Greg Gordon of SSRN did not go deeply into the revenue implications of preprint servers but rather focused on another question that posed a problem, namely, the definition of what constituted a preprint. As he noted, in his experience, scholarly output might include an idea paper, a working paper, a conference proceeding or poster, or may be the more rigidly defined pre-publication version of a completed article. Preprint servers may or may not be ingesting this variety, but the lack of common vocabulary seemed to be a stumbling block to full integration of the preprint into the scholarly ecosystem. Gordon looked to the future when a model for descriptive, linked metadata assigned to preprints might better support the creation of “knowledge cards,” such as those generated by Google.

On day two of the event, the focus shifted from the current status of preprints and stakeholder concerns to issues pertaining to systems and technology. Sara Rouhi of PLOS opened up with several questions posed to attendees:

What are preprints and are we talking about the same things when we say @SSRN vs. @MedArXiv, etc.?
Who are they for and what are they meant to do? What are the distinctions about preprints and different types of repositories? They have different approaches, they’re for different people.
What is the ultimate benefit?

Gerry Grenier of IEEE addressed his organization’s experience in adopting Cochran’s third option of “Get Out In Front.” Reinforcing Kent Anderson’s point about the true function of preprints, Grenier noted that IEEE members wanted to drive early attention to their work and the recent beta launch of TechRxiv for the engineering and computer science communities had been the society’s response. IEEE determined that the organization had neither the time nor the funding to build an experimental service from scratch, adopting a platform-as-a-service approach. It made more sense to look at potential partners, existing options such as Atypon, Figshare, and Research Square. One particular point of discussion dealt with available access to the content and the need for moderators as mediators on TechRxiv. Referencing Kent Anderson’s point the day before about limiting access to pre-publication content, Grenier noted that IEEE was still wrestling with the potential of limiting access solely to members but noted that doing so would introduce issues both for themselves and for Figshare, their partner.

Kathleen Shearer of Confederation of Open Access Repositories (COAR) to some extent echoed the points put forward by Tyler Walters of Virginia Tech in suggesting that institutions had a responsibility for support of the research infrastructure.

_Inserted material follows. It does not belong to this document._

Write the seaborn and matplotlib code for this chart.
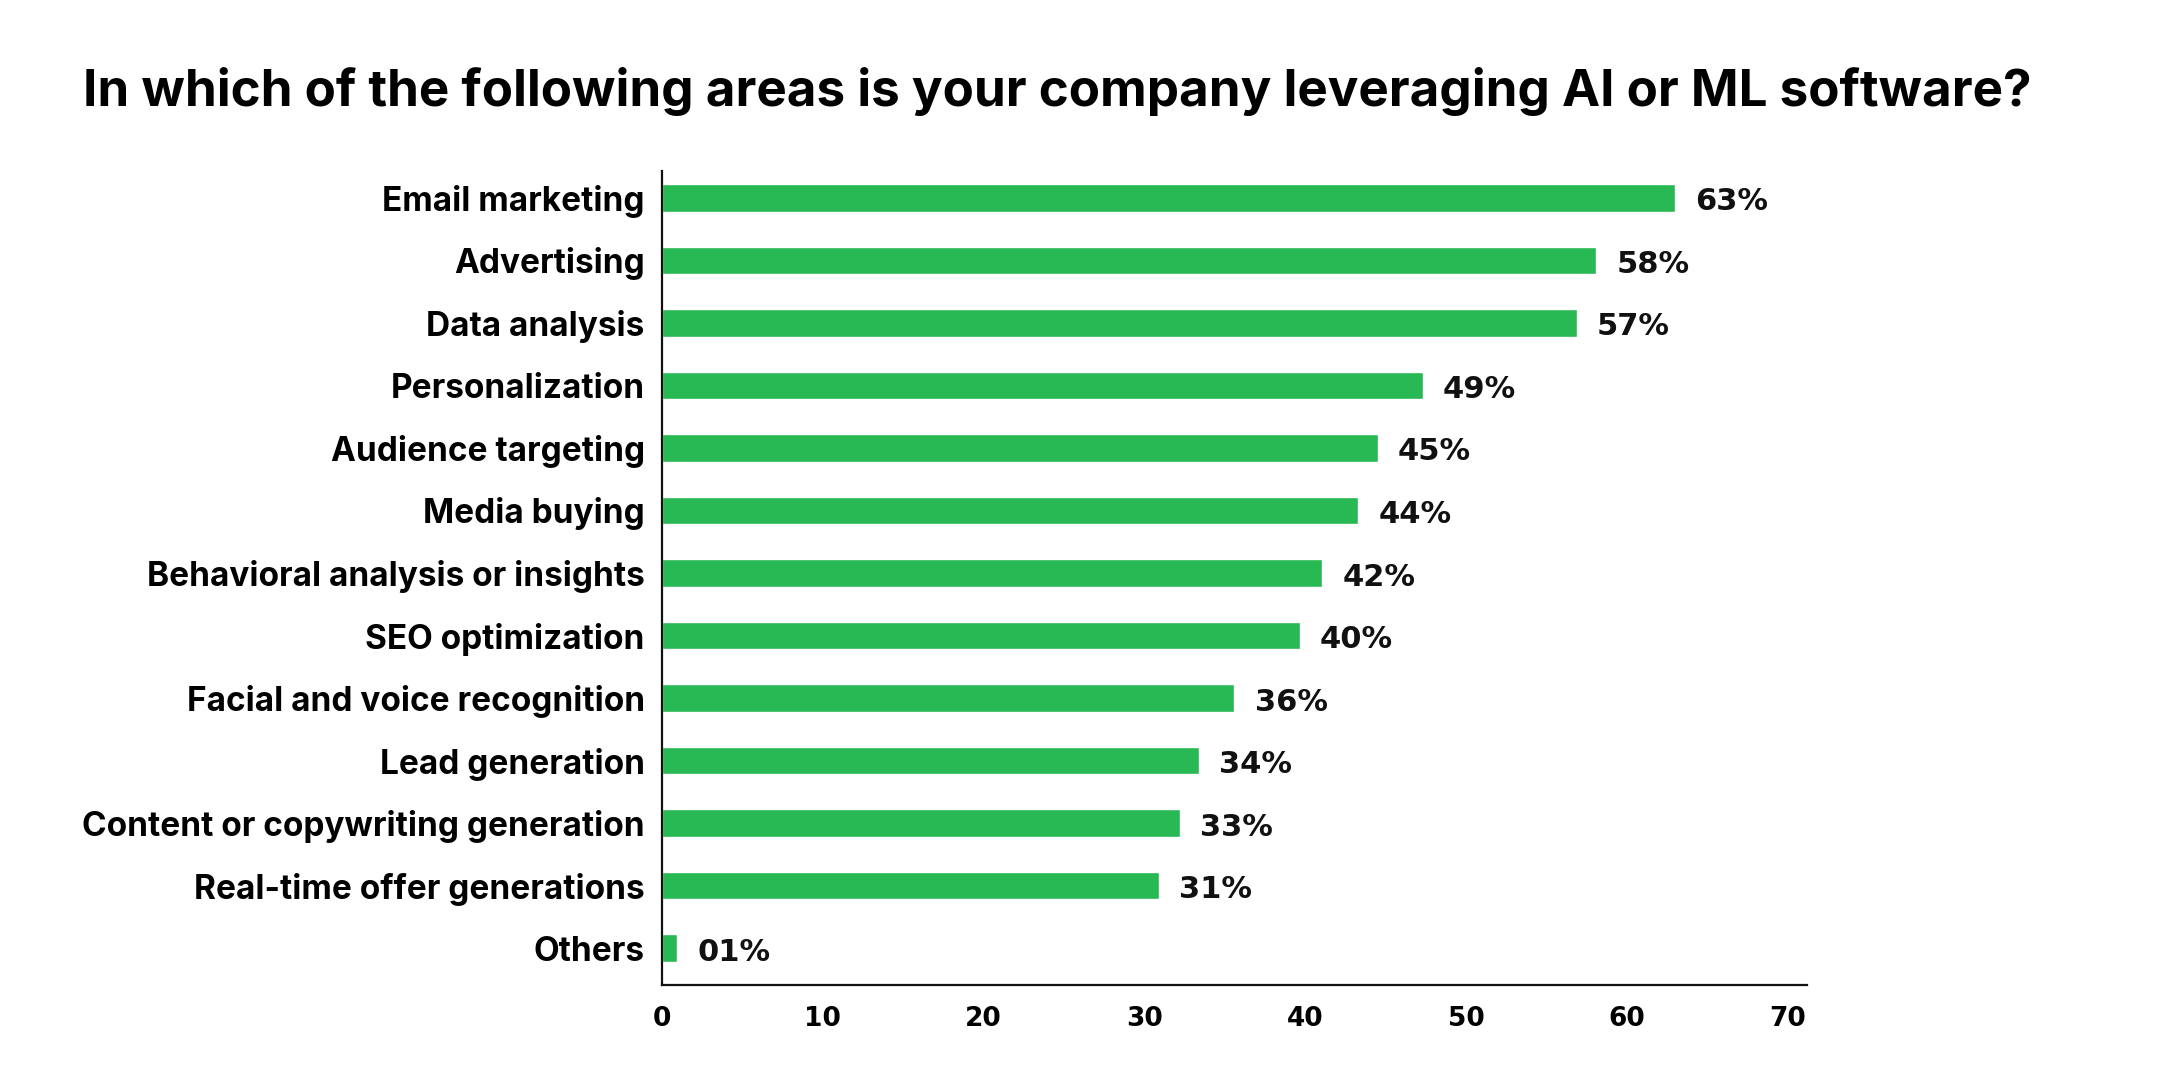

COAR’s vision of a global knowledge commons meant that IRs might become the “foundation for a distributed, globally networked infrastructure for scholarly communication, on top of which layers of value added services will be deployed, thereby transforming the system, making it more research-centric, open to and supportive of innovation, while also collectively managed by the scholarly community.” This would necessitate adoption of new technologies, common behaviors, and value-added services. She referenced the proposed PubFair model, which was envisioned as a means of minimizing publishing costs and honoring academic standards while connecting communities with services linked to a preferred repository. (Version Two of the PubFair white paper, while not available at the time of the event, is currently accessible here.) The model emphasizes interoperability, a decentralized network of platforms and community-defined peer review and assessment processes. However, recognized issues associated with this model include its viability being reliant on an unfunded mandate and a continuing commitment to participation by global research communities. COAR expects to sponsor a multi-stakeholder meeting in January of 2020 to begin defining vocabulary, standards, and protocols in support of their vision.

Katie Funk and Jeff Beck of NIH discussed the critical role of metadata in communicating to users’ information regarding the status of a particular version and provenance of the service through which it was made available. Among their recommendations were the idea that metadata indicate that the preprint server be identified as a <journal title> and that the <publisher> field name be the organization responsible for enforcing the policies and practices of the server. Also important would be included indicators as to peer-reviewed or unvetted status and that the vocabulary term of preprint not be listed as the article type.

Countering the point made by Kent Anderson in his opening keynote, Funk and Beck noted that Crossref recommends that each version of a paper be assigned a unique DOI as a mechanism for differentiating between versions.

Their concluding recommendations included the following:

Facilitate linking from preprint to version of record / published version by including preprint PID/DOI in article metadata. (NIH expectation)
Establish best practices for maintenance of the scientific record, e.g., withdrawals or retractions to deal with plagiarism or scientific misconduct. (NIH expectation)
Build a common vocabulary for preprints, e.g., publishing vs. posting, that can enable more productive discussions around standards.

The event closed out with a visionary presentation by Jessica Polka of ASAPBio, which posed the idea that focusing on definitions might not be the right approach to thinking about preprints (see full text here posted to NISO IO in December). Attendee Sara Rouhi of PLOS in her write‑up of the event appearing on the PLOS blog noted the following:

“...we should focus our efforts to generate a clear “vocabulary for the full suite of peer review and screening checks that can be applied to any version of an article in the publishing continuum.”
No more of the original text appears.